Why? First, Opendoor has never been profitable. Over the last 12 months, it posted negative $283 million in net income on $431 million in gross profit. Revenue declined 62% year over year in the first quarter of 2024 as management shrank operations to stay in business. The financials are ugly, and with revenue moving in the wrong direction, it is hard to see how Opendoor will turn a profit anytime soon.

Buying and selling real estate through an online portal was a flawed business model from the start. The jump in interest rates in 2022 made that even more apparent. While friction in homebuying was reduced by the likes of Zillow, Opendoor is not solving any issues for consumers. It is also a capital-intensive business that needs to be financed by debt. As Opendoor grows, it has to add more real estate inventory to its balance sheet, which eats up a lot of its cash and makes the business difficult to run.

It is no surprise then to see Opendoor's book value per share off 68% from all-time highs to $1.30. Book value per share tells investors the net worth of Opendoor's balance sheet and is important for an asset-heavy business. What should spook investors is that Opendoor trades at a stock price of $2.50, which is close to twice its book value per share. A book value that continues to decline quarter after quarter.

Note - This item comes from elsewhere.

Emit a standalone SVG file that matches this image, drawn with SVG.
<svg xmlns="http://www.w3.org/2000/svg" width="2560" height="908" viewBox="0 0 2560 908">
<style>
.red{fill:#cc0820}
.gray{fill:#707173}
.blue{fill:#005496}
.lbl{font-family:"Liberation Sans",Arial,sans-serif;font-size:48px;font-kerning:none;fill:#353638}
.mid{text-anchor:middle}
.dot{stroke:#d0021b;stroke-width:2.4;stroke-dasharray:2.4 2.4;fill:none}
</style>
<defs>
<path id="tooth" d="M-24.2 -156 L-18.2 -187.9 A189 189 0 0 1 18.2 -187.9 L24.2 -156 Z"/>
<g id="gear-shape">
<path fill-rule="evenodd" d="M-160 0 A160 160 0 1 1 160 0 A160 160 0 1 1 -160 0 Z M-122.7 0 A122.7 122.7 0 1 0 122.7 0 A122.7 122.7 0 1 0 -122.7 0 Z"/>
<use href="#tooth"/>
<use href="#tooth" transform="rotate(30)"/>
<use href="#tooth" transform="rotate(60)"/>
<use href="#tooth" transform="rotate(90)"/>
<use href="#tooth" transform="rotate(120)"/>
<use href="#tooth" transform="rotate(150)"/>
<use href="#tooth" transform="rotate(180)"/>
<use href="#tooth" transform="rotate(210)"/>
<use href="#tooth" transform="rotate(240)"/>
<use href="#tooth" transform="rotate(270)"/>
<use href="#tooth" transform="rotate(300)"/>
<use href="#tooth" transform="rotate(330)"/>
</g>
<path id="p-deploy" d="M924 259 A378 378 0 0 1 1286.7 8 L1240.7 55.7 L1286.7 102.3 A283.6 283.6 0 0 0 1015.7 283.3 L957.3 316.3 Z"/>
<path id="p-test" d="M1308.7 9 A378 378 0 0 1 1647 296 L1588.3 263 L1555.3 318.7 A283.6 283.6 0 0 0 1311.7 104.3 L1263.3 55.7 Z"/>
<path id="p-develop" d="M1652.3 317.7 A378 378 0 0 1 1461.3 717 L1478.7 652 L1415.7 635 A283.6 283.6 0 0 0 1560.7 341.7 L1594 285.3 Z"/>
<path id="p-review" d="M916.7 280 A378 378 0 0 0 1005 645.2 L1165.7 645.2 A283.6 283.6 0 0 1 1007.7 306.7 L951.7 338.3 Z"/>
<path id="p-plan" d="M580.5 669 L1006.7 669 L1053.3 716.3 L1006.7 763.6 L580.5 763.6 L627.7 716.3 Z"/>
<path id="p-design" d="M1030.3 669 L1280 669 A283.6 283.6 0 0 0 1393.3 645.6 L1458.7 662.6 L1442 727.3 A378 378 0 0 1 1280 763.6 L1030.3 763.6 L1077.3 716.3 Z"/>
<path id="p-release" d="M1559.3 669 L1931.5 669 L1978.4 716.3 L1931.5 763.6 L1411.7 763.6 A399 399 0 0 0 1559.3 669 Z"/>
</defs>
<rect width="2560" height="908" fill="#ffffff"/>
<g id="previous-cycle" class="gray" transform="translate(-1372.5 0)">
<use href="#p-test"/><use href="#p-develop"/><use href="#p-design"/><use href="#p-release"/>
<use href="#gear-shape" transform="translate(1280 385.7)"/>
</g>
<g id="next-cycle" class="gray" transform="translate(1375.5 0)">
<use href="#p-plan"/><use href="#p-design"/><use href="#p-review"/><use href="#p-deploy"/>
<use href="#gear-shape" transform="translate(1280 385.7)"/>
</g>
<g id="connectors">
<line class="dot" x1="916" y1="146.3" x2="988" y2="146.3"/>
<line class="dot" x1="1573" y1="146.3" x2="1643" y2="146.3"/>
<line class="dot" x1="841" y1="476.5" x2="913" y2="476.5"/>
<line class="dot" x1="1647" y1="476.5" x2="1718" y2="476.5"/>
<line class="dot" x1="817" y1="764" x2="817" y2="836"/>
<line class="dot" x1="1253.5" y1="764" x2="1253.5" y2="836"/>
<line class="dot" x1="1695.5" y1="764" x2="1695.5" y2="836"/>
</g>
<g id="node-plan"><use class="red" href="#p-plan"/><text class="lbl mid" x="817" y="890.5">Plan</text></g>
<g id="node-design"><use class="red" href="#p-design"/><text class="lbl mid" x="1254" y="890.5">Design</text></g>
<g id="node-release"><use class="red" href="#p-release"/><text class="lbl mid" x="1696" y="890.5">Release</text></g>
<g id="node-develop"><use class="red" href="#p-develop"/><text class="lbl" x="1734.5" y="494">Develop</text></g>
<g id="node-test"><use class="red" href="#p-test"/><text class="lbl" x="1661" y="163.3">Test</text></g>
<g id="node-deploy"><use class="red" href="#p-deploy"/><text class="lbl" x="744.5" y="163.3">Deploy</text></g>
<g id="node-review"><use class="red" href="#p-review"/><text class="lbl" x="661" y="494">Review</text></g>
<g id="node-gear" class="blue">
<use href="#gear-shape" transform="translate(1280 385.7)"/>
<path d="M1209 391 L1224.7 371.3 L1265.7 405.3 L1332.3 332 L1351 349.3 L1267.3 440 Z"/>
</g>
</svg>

There are no redeeming qualities to Opendoor's business model, even if interest rates begin to come down again. Don't take a flyer on this stock, even though it has a low share price. There could be much more downside ahead.

OPEN Net Income (TTM) Chart

OPEN Net Income (TTM) data by YCharts. TTM = trailing 12 months.

2. Beyond Meat: Where is the growth?

The only company with a more troubled business than Opendoor may be Beyond Meat (BYND 3.26%). The plant-based meat start-up went public back in 2019 during the craze over plant-based meat substitute companies. Investors were excited about these new technologies and what it could mean if these new foods could disrupt the traditional meat sector.

Turns out that these dreams never really materialized. Beyond Meat's revenue has been falling for multiple years now, with terrible margins to boot. Last quarter, revenue declined 18% year over year while gross margins fell to a measly 4.9%. This means the company has to heavily discount its products and is barely selling them above cost.

Unsurprisingly, this has led to some bad profit figures. Net income has been negative since 2020, and the stock is now down 96% from all-time highs. But it doesn't look like there is any relief on the horizon. Surveys indicate that the popularity of fake meat products is declining among consumers, which could mean even more pain for Beyond Meat in the years ahead.

No growth, terrible margins, and a bleak industry outlook. Beyond Meat is in a dire situation. Stay far away from this stock.